Air travel featured in Abby Johnson’s depiction of Greece, Delphine Levenson’s mixed media Parisian work and Marilyn August’s collage of Italy. (Shown in that order below.)
Madison, Sarah and Vera are hearing the call to explore Japan. All three included images of iconic and delicious Japanese food.



Around the World in one hour – Wayne treated us to a beautiful travel log and Nayarit feverishly worked in her sketchbook completing eight pages of drawings.

Nayarit Tineo, Renewed Passport, Around the World
I regularly send out Sunday evening reminders about the classes for the week ahead. Karla referenced this practice in her text about her completed piece which in a twist on the lesson explores the notion of Time Travel!
Karla writes: “I was a bit perplexed with the lesson prompt on Sunday. Then I thought about how people are now often saying, “I wish things (we) could go back to normal!” That phrase “go back” kept playing in my head and I thought it might be someplace desirable to go. Time travel was where I landed: 1915 and 1935 newspaper clip outs, a childhood pastel drawing aged from isolated attic display and an aeronautical flight map and its KANSAS graphic. I liked the travel posters and wanted to reference their poster-like format. The figures seemed dressed to go places!!"

What location are you dreaming of?!
While moving forward with their diptychs of healing and restoring oceans and protecting sea life, students participating in ART YARD Art Matters at Brooklyn New School acquired lots of new skills.

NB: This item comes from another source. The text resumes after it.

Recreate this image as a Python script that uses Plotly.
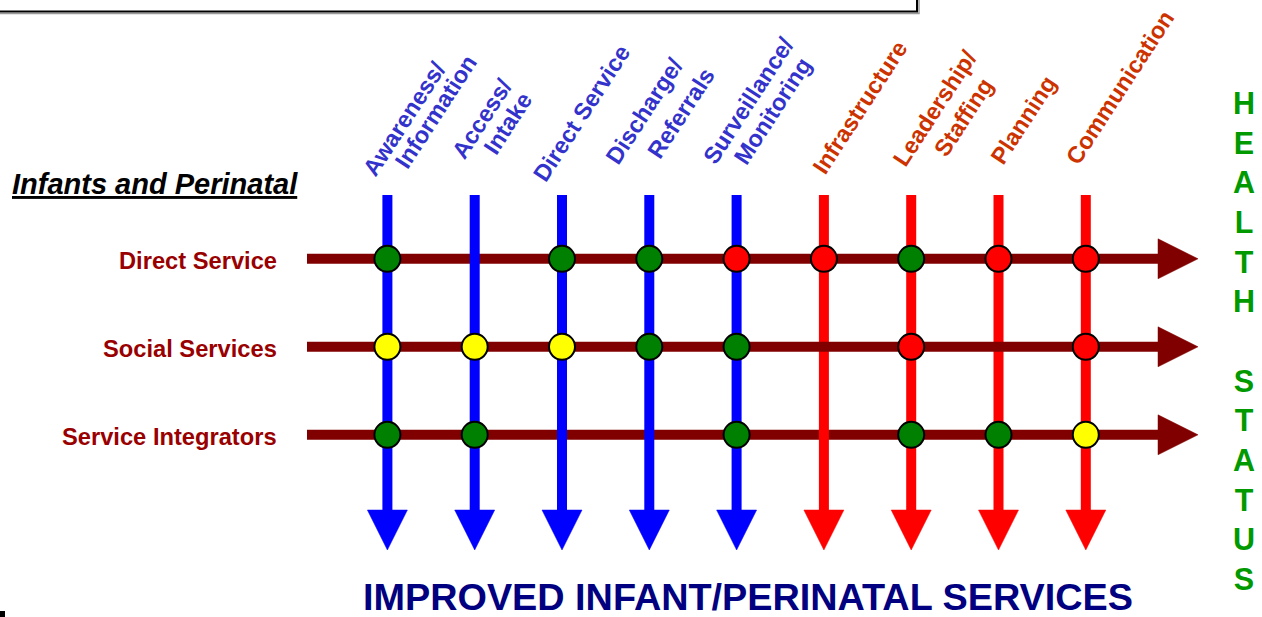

Dennis reports: “Teaching Artist Fatima Traore demonstrated several watercolor painting techniques - and the students jumped at the chance to apply what they’d learned.
Dottie read our lists of sea creatures and items which are dangerous to them aloud to the class (for some students, it was their first day with this new group) and everyone came up with more new ideas.
Zoe was using black watercolor paint that just didn’t seem the right kind of black that she wanted ….. so, Fatima explained how water works with paint and let Zoe experiment for herself. Add more water? Use less water? Maybe just a tiny drop of water? No water? Zoe “tested the water” and found exactly what she wanted. Success!
Their pieces will ultimately become colorful watercolor diptychs - although a variety of color processes are being used (paint and brush, watercolor pencil and brush, watercolor pencils and wet fingers, and regular colored pencils for details).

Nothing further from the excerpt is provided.